Avoiding air conditioning saves 28.4 pounds. Other “light-weighting” includes the 19-inch wheel and tire package; the tires have smaller outer-diameter tires to minimize oversteer. Fifteen-inch Brembo carbon-ceramic brakes cut another 21.2 pounds, and Chevy has removed the tire-inflator kit (except for Rhode Island and New Hampshire to meet state requirements) and has removed the trunklid trim. Headlamps and taillamps are from the V-6 version of the facelifted 2014 Camaro, also to save weight.
Camaro design chief Tom Peters notes that the 2014 facelift helps Chevy set up the Z/28 better for racing, with its thinner upper front grille and larger lower fascia air intake. The plastic rear bumper and lower rear fascia are wider than before, which works in harmony with the Z/28’s wider wheels and tires and corresponding wheel-opening flares.
That’s no 302 cubic-inch V-8 under the hood, but instead the C6 Z06’s naturally aspirated LS7 engine, rated 505 horsepower and 481 pound-feet per SAE. It’s the small block with the historically big-block number on the valve covers, 427, as in cubic inches (its displacement actually rounds up to 428). It’s likely that the 2014 Chevrolet Camaro Z/28 serves as a build-out for the LS7, though for this car there are unique parts, including Pankl titanium connecting rods, Mahle pistons, and a unique intake with K&N cold-air induction and exhaust headers. It will be assembled in GM’s high-performance build center, recently moved from Wixom, Michigan, to Bowling Green, Kentucky.
Chevrolet claims the 2014 Chevrolet Camaro Z/28’s Torsen Helical Limited Slip differential cuts 0.7 second off the car’s Lutzring time. A prominent front splitter, the black rear spoiler, hood vents, rockers, and Gurney lip flares create 440 pounds more downforce than the Camaro SS. Dynamic Suspensions Spool Valve, a damper technology supplied by Multimatic of Ontario, gives much more precise suspension damping than shim dampers by directing the suspension fluid through a hole in the damper mechanism. Multimatic also supplies the technology to Formula 1’s Red Bull Racing and has supplied it to just one other road car, the Aston Martin One-77.
In case you haven’t noticed, Chevy engineers have pulled out all the stops for the Z/28. Handling and the very powerful brakes, designed to give consistent pedal feel with no fade even on the track, combine to make it quicker around a road course than more powerful competition.

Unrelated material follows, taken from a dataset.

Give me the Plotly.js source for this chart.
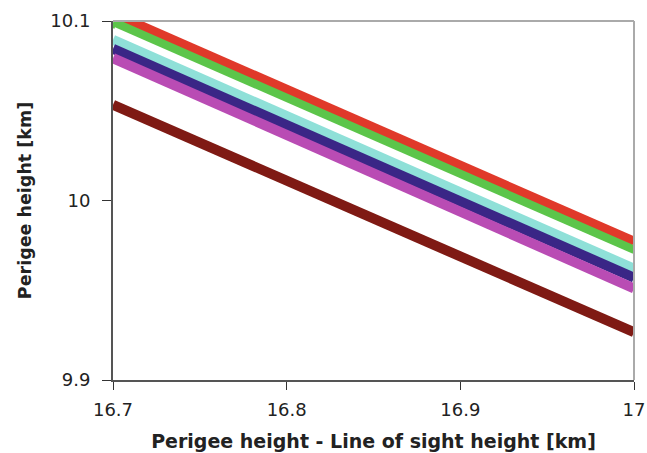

Chevy demonstrated this by giving us rides, not drives, around the Lutzring, and the truth is that we never could have matched the speeds of the three GM test drivers, who accelerated deep, deep, DEEP into Turn One. The car feels far more balanced, at least from the front passenger seat (yes, there is a back seat) than any Camaro preceding it. On a few of the turns, we could feel the rear tires give up a slight bit of oversteer in order to direct the car down the road. Chevy claims 1.08 g of maximum lateral acceleration. Beyond Turn One, the test driver’s braking came so hard and so late that it almost felt like driver error, though clearly it was simply a testament to the car’s sporting abilities.
Who will buy the 2014 Chevrolet Camaro Z/28? Chevy expects 3000 to 4000 customers over two model years, which hints that the all-new Alpha-platform Chevy Camaro is set for the 2016 model year, although there could be an overlap such as we’ve seen with the new Cadillac CTS with the old CTS-V. A few early VINs will surely go straight to bubble-wrap, while rich guys and women with enough weekend time to go to private tracks will buy the most track-capable Chevrolet until a Z06 replacement comes along, and a handful of misguided buyers will drive them on the street until the heat, the tires, or their dental fillings do them in.